Last week, the Senate passed three Congressional Review Act resolutions overturning Bureau of Land Management (BLM) resource management plans. What would have been called an earth-shattering precedent not long ago was this time hardly noticed except by those who closely follow Interior and energy issues. The Biden-era resource management plans were designed to lock up millions of acres of public lands from the “multiple uses” required by law.
The Congressional Review Act (CRA) was part of a small business package signed into law by President Bill Clinton in 1996. It provided a tool Congress sometimes uses to overturn federal regulatory agency actions. It requires agencies to report any new rules to Congress and provides special procedures under which Congress can disapprove them. It applies to “major rules, non-major rules, and interim final rules” very broadly, even including agency actions that have not been subject to traditional notice-and-comment rulemaking, such as “guidance documents and policy memoranda.”

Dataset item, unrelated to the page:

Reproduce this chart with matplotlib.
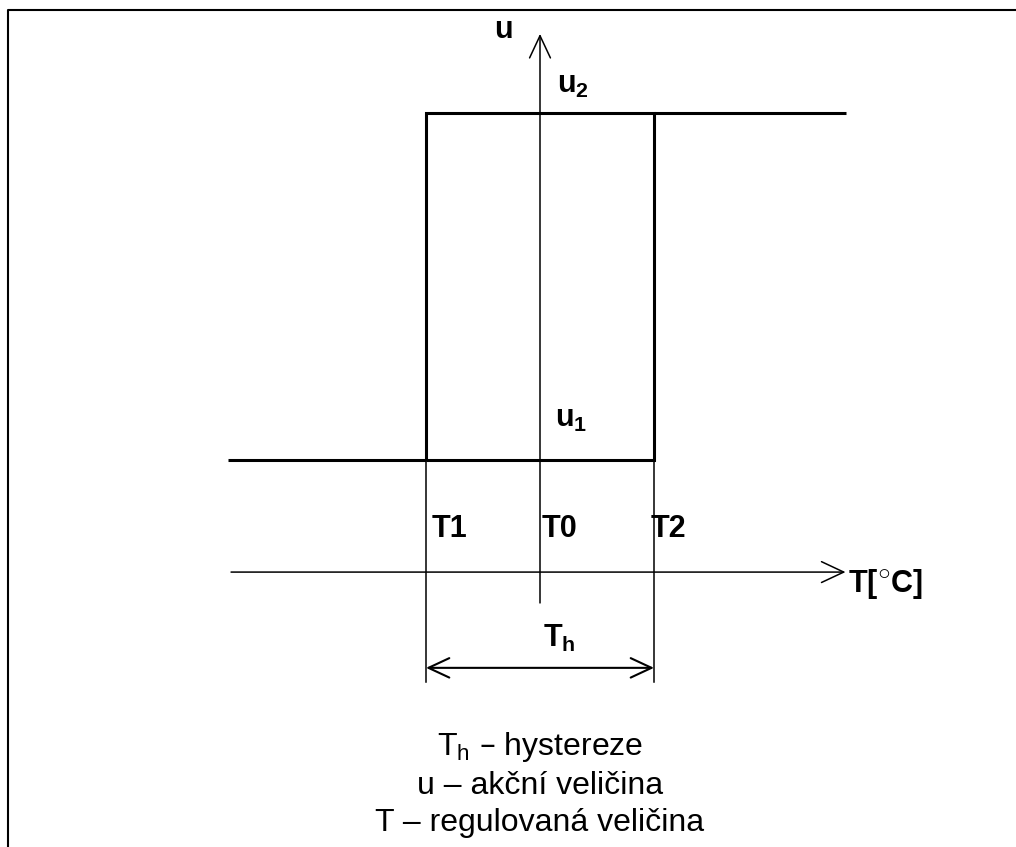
import matplotlib
matplotlib.use("Agg")
import matplotlib.pyplot as plt

plt.rcParams['font.family'] = ['Liberation Sans', 'DejaVu Sans']
plt.rcParams['mathtext.default'] = 'regular'

# hysteresis data (T in units of half-hysteresis, u normalised)
T1, T0, T2 = -1.0, 0.0, 1.0
u1, u2 = 0.0, 1.0
T_left, T_right = -2.74, 2.68
low_T = [T_left, T1]
low_u = [u1, u1]
loop_T = [T1, T1, T2, T2, T1]
loop_u = [u1, u2, u2, u1, u1]
high_T = [T2, T_right]
high_u = [u2, u2]
point_labels = ["T1", "T0", "T2"]
point_T = [T1, T0, T2]
legend_lines = ["T$_{h}$ – hystereze", "u – akční veličina", "T – regulovaná veličina"]

# axes positions
T_axis_u = -0.323
T_axis_from, T_axis_to = -2.71, 2.68
u_axis_from, u_axis_to = -0.412, 1.228
dim_u = -0.599
ext_u = -0.640

fig = plt.figure(figsize=(10.16, 8.47), dpi=100)
ax = fig.add_axes([0, 0, 1, 1])
ax.set_xlim(-540 / 114, (1016 - 540) / 114)
ax.set_ylim((460 - 847) / 347, 460 / 347)
ax.axis('off')

# frame
ax.plot([8 / 1016, 8 / 1016, 1], [0, 1 - 10 / 847, 1 - 10 / 847], transform=ax.transAxes,
        color='black', lw=1.5, solid_capstyle='butt', clip_on=False)

thick = dict(color='black', lw=2.2, solid_capstyle='butt', solid_joinstyle='miter')
ax.plot(low_T, low_u, **thick)
ax.plot(loop_T, loop_u, **thick)
ax.plot(high_T, high_u, **thick)

arrow = dict(arrowstyle="->,head_length=1.6,head_width=0.75", color='black', lw=1.1,
             shrinkA=0, shrinkB=0, mutation_scale=10)
# T axis
ax.annotate("", xy=(T_axis_to, T_axis_u), xytext=(T_axis_from, T_axis_u), arrowprops=arrow)
# u axis
ax.annotate("", xy=(T0, u_axis_to), xytext=(T0, u_axis_from), arrowprops=arrow)

# extension lines and Th dimension
for t in (T1, T2):
    ax.plot([t, t], [u1, ext_u], color='black', lw=1.1)
dim_arrow = dict(arrowstyle="<->,head_length=1.5,head_width=0.7", color='black', lw=1.5,
                 shrinkA=0, shrinkB=0, mutation_scale=10)
ax.annotate("", xy=(T2, dim_u), xytext=(T1, dim_u), arrowprops=dim_arrow)

bold = dict(fontsize=22, fontweight='bold', va='baseline', ha='left')
ax.text(-0.40, 1.216, "u", **bold)
ax.text(0.149, 1.058, "u$_{2}$", **bold)
ax.text(0.132, 0.095, "u$_{1}$", **bold)
for lab, t, dx in zip(point_labels, point_T, [0.053, 0.018, -0.026]):
    ax.text(t + dx, -0.222, lab, **bold)
ax.text(2.70, -0.383, "T[$^{\\bigcirc}$C]", **bold)
ax.text(0.026, -0.539, "T$_{h}$", **bold)

for line, y in zip(legend_lines, [-0.850, -0.962, -1.070]):
    ax.text(T0, y, line, fontsize=23, ha='center', va='baseline')

fig.savefig("out.png", dpi=100)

When agencies report to Congress that they have adopted any new rules, Congress has 60 days to disapprove the rules before they go into effect. To disapprove a rule, both chambers must pass a joint resolution, which the president must sign.
In passing the latest resolutions, the Senate used the CRA in an entirely new way. It had never been used to rescind land management plans, which some might have claimed are not “rules” under the CRA’s definition. Yet there was no major fight about it on the Senate floor, unlike the battle earlier this year when the CRA was used against California’s ban on gas-powered cars to cancel Environmental Protection Agency (EPA) “waivers” that had allowed California to ban them. Normally, states cannot impose environmental regulations that are stricter than federal standards, except if the EPA grants “waivers,” which EPA had done for California under Biden.
When the Senate passed CRA resolutions disapproving the EPA waivers, Democrats in Congress, environmental leaders, and others cried foul. Both the Government Accountability Office (GAO) and the Senate Parliamentarian entered the debate, saying EPA’s waivers were not technically “rules.” But ultimately the Senate makes its own rules, and the Parliamentarian doesn’t have a vote. The resolutions were passed anyway, effectively killing California’s national electric vehicle mandate. This time, when rescinding the BLM management plans, the Parliamentarian cleared the CRA resolutions without hesitation and they sailed through, and President Trump has already signed them into law.
That sends BLM back to the drawing board on three major plans. One was adopted by the Miles City Montana Field Office, locking up virtually all of Montana’s coal deposits in the Powder River Basin, which contains nearly 30 percent of the entire nation’s coal supply. Second was the North Dakota Resource Management Plan, which walled off more than four million acres of public land in North Dakota, prohibiting coal leasing on virtually all that state’s coal deposits, and stopping leasing on almost half of the available oil and gas acreage. Finally, the Central Yukon plan barred an LNG pipeline and other economic activity on approximately 13 million acres in Alaska, which already has 58 million acres of designated wilderness (and many other off-limits areas), more than all the other states combined. All three have now been disapproved of by Congress.
Heads are turned and feathers are ruffled throughout the federal regulatory agencies, but in truth they ought to be getting used to Congress weighing in on such bureaucratic overreach. The CRA has been on the books for 30 years and has now been used by Congress to overrule regulatory agencies 35 times. The current Congress has enacted 15 CRA resolutions into law during 2025, the most ever. One such resolution was adopted during George W. Bush’s first term in 2001, overruling a Clinton-era ergonomic workplace regulation. But 16 CRA resolutions were enacted during Trump’s first term in 2017, three during Biden’s term, and so far, 15 in Trump’s second term. It has been used by majorities of both parties and has become a useful tool for Congress because CRA resolutions require only simple majorities and are not subject to the 60-vote threshold in the Senate.
CRA resolutions have overturned vastly unpopular Energy Department rules banning gas water heaters and restricting refrigerators and other appliances. The EPA has been overturned five times this year, and Congress has used the CRA to rein in the National Park Service, Bureau of Ocean and Energy Management, and Consumer Financial Protection Bureau, as well as BLM.
Opponents claim this process undermines ordinary governmental procedures. But what is more “ordinary” than Congress making the rules?